Well, it’s not like it would be hard to move those attributes from the derivation to the src sometime later.

IMO the biggest stdenv problem ATM is with check-meta.nix, that one needs to be generalized and simplified ASAP, which is a high priority. I expect binary patches to be reborn after that one is finished.

I would prefer if such a feature would not slow down nix evaluation as I don’t see it is super useful as you can still hide malware in large dependency graphs (see npm).

Aside from specifically a meta.binary attribute, I would like to see a generic way in Nixpkgs to pass in a function that computes whether a derivation is permitted or not. Certain organizations need to keep track of the software they use, and check various properties. Such a generic way could be used to insert this type of tracking and validating.

5 Likes

Hmm, perhaps. It’s true that so far we’ve only been approaching it over the particular aspects (license, insecure, …): Nixpkgs 23.11 manual | Nix & NixOS Adding such a generic hook should be relatively easy and cheap; using it is probably harder for the simple use cases, so I expect it wouldn’t be replacing (all) the related options we have already.

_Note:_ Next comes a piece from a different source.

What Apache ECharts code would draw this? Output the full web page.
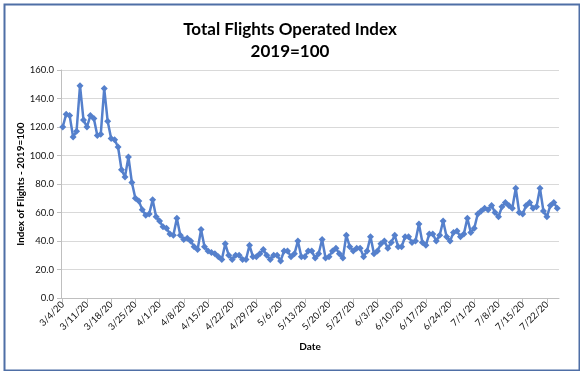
<!DOCTYPE html>
<html><head><meta charset="utf-8">
<script src="https://cdn.jsdelivr.net/npm/echarts@6/dist/echarts.min.js"></script>
<style>html,body{margin:0;padding:0;background:#fff}#c{width:580px;height:371px}</style>
</head><body><div id="c"></div>
<script>
const dates = [
'3/4/20','3/5/20','3/6/20','3/7/20','3/8/20','3/9/20','3/10/20','3/11/20','3/12/20','3/13/20','3/14/20','3/15/20','3/16/20','3/17/20','3/18/20','3/19/20','3/20/20','3/21/20','3/22/20','3/23/20','3/24/20','3/25/20','3/26/20','3/27/20','3/28/20','3/29/20','3/30/20','3/31/20',
'4/1/20','4/2/20','4/3/20','4/4/20','4/5/20','4/6/20','4/7/20','4/8/20','4/9/20','4/10/20','4/11/20','4/12/20','4/13/20','4/14/20','4/15/20','4/16/20','4/17/20','4/18/20','4/19/20','4/20/20','4/21/20','4/22/20','4/23/20','4/24/20','4/25/20','4/26/20','4/27/20','4/28/20','4/29/20','4/30/20',
'5/1/20','5/2/20','5/3/20','5/4/20','5/5/20','5/6/20','5/7/20','5/8/20','5/9/20','5/10/20','5/11/20','5/12/20','5/13/20','5/14/20','5/15/20','5/16/20','5/17/20','5/18/20','5/19/20','5/20/20','5/21/20','5/22/20','5/23/20','5/24/20','5/25/20','5/26/20','5/27/20','5/28/20','5/29/20','5/30/20','5/31/20',
'6/1/20','6/2/20','6/3/20','6/4/20','6/5/20','6/6/20','6/7/20','6/8/20','6/9/20','6/10/20','6/11/20','6/12/20','6/13/20','6/14/20','6/15/20','6/16/20','6/17/20','6/18/20','6/19/20','6/20/20','6/21/20','6/22/20','6/23/20','6/24/20','6/25/20','6/26/20','6/27/20','6/28/20','6/29/20','6/30/20',
'7/1/20','7/2/20','7/3/20','7/4/20','7/5/20','7/6/20','7/7/20','7/8/20','7/9/20','7/10/20','7/11/20','7/12/20','7/13/20','7/14/20','7/15/20','7/16/20','7/17/20','7/18/20','7/19/20','7/20/20','7/21/20','7/22/20','7/23/20','7/24/20','7/25/20'
];
const flightsIndex = [
120,129,128,113,117,149,125,
120,128,126,114,115,147,124,
112,111,106,90,85,99,81,
70,68,62,58,59,69,57,
54,50,49,45,44,56,44,
41,42,40,36,34,48,36,
33,32,31,29,27,38,30,
27,30,30,27,27,37,29,
29,31,34,30,27,30,30,
26,33,33,29,31,40,29,
29,33,33,28,31,41,28,
29,33,35,31,28,44,36,
33,35,35,29,33,43,31,
33,38,40,35,39,44,36,
36,43,43,39,40,52,39,
37,45,45,40,44,54,43,
40,46,47,43,45,56,46,
49,59,61,63,62,65,60,
57,64,67,65,63,77,60,
59,65,67,63,64,77,61,
57,65,67,63
];
const yTicks = {min: 0, max: 160, step: 20};
const titleText = 'Total Flights Operated Index\n2019=100';
const yName = 'Index of Flights - 2019=100';
const xName = 'Date';

const FONT = 'Lato';
const chart = echarts.init(document.getElementById('c'), null, {renderer: 'canvas'});
chart.setOption({
  backgroundColor: '#fff',
  animation: false,
  graphic: [{
    type: 'rect', left: 2, top: 2, z: 100, silent: true,
    shape: {width: 575, height: 366},
    style: {fill: 'none', stroke: '#4f6fa6', lineWidth: 2}
  }],
  title: {
    text: titleText, left: 'center', top: 14,
    textStyle: {fontFamily: FONT, fontWeight: 'bold', fontSize: 17, lineHeight: 22, color: '#000'}
  },
  grid: {left: 61, right: 21, top: 70, bottom: 73},
  xAxis: {
    type: 'category', data: dates, boundaryGap: true,
    name: xName, nameLocation: 'middle', nameGap: 44, nameMoveOverlap: false,
    nameTextStyle: {fontFamily: FONT, fontWeight: 'bold', fontSize: 10, color: '#000'},
    axisLine: {lineStyle: {color: '#bfbfbf', width: 1}},
    axisTick: {show: true, interval: 6, alignWithLabel: true, length: 5, lineStyle: {color: '#bfbfbf'}},
    axisLabel: {interval: 6, rotate: 45, fontFamily: FONT, fontSize: 9.5, color: '#111', margin: 5}
  },
  yAxis: {
    type: 'value', min: yTicks.min, max: yTicks.max, interval: yTicks.step,
    name: yName, nameLocation: 'middle', nameGap: 35, nameRotate: 90, nameMoveOverlap: false,
    nameTextStyle: {fontFamily: FONT, fontWeight: 'bold', fontSize: 10, color: '#000'},
    axisLine: {show: true, lineStyle: {color: '#bfbfbf'}},
    axisTick: {show: true, length: 4, lineStyle: {color: '#bfbfbf'}},
    axisLabel: {fontFamily: FONT, fontSize: 9.5, color: '#111', margin: 7, formatter: v => v.toFixed(1)},
    splitLine: {lineStyle: {color: '#d9d9d9', width: 1}}
  },
  series: [{
    type: 'line', data: flightsIndex,
    symbol: 'diamond', symbolSize: 7, showAllSymbol: true,
    lineStyle: {color: '#5580cc', width: 2.5},
    itemStyle: {color: '#5580cc'}
  }]
});
</script></body></html>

Maybe the allowUnfree etc. could be helpers for easily setting the generic hook? This would solve all problems at once, and potentially even simplify code at the end of the day. Something like having the generic hook default to (pseudo-code) pkg: (isFree pkg || allowUnfree pkg) && (isNotBroken pkg || allowBroken pkg)

That’s basically the current code, only the default isn’t that simple at all, because there are quite a lot of conditions already, we want to print nice descriptions, and there are also some checks that serve a slightly different purpose (e.g. type checks), etc.

Hmm… would just making this function overridable (well, the part that checks for unfree-ness, insecure-ness, broken-ness and not-blacklist-ness, at least, maybe not the type-checking stuff) somehow solve the problem? It’d mean that when it’s overridden the previous helpers are no longer available, but that doesn’t really sound like a big deal, as it’d be for rarely-used cases anyway.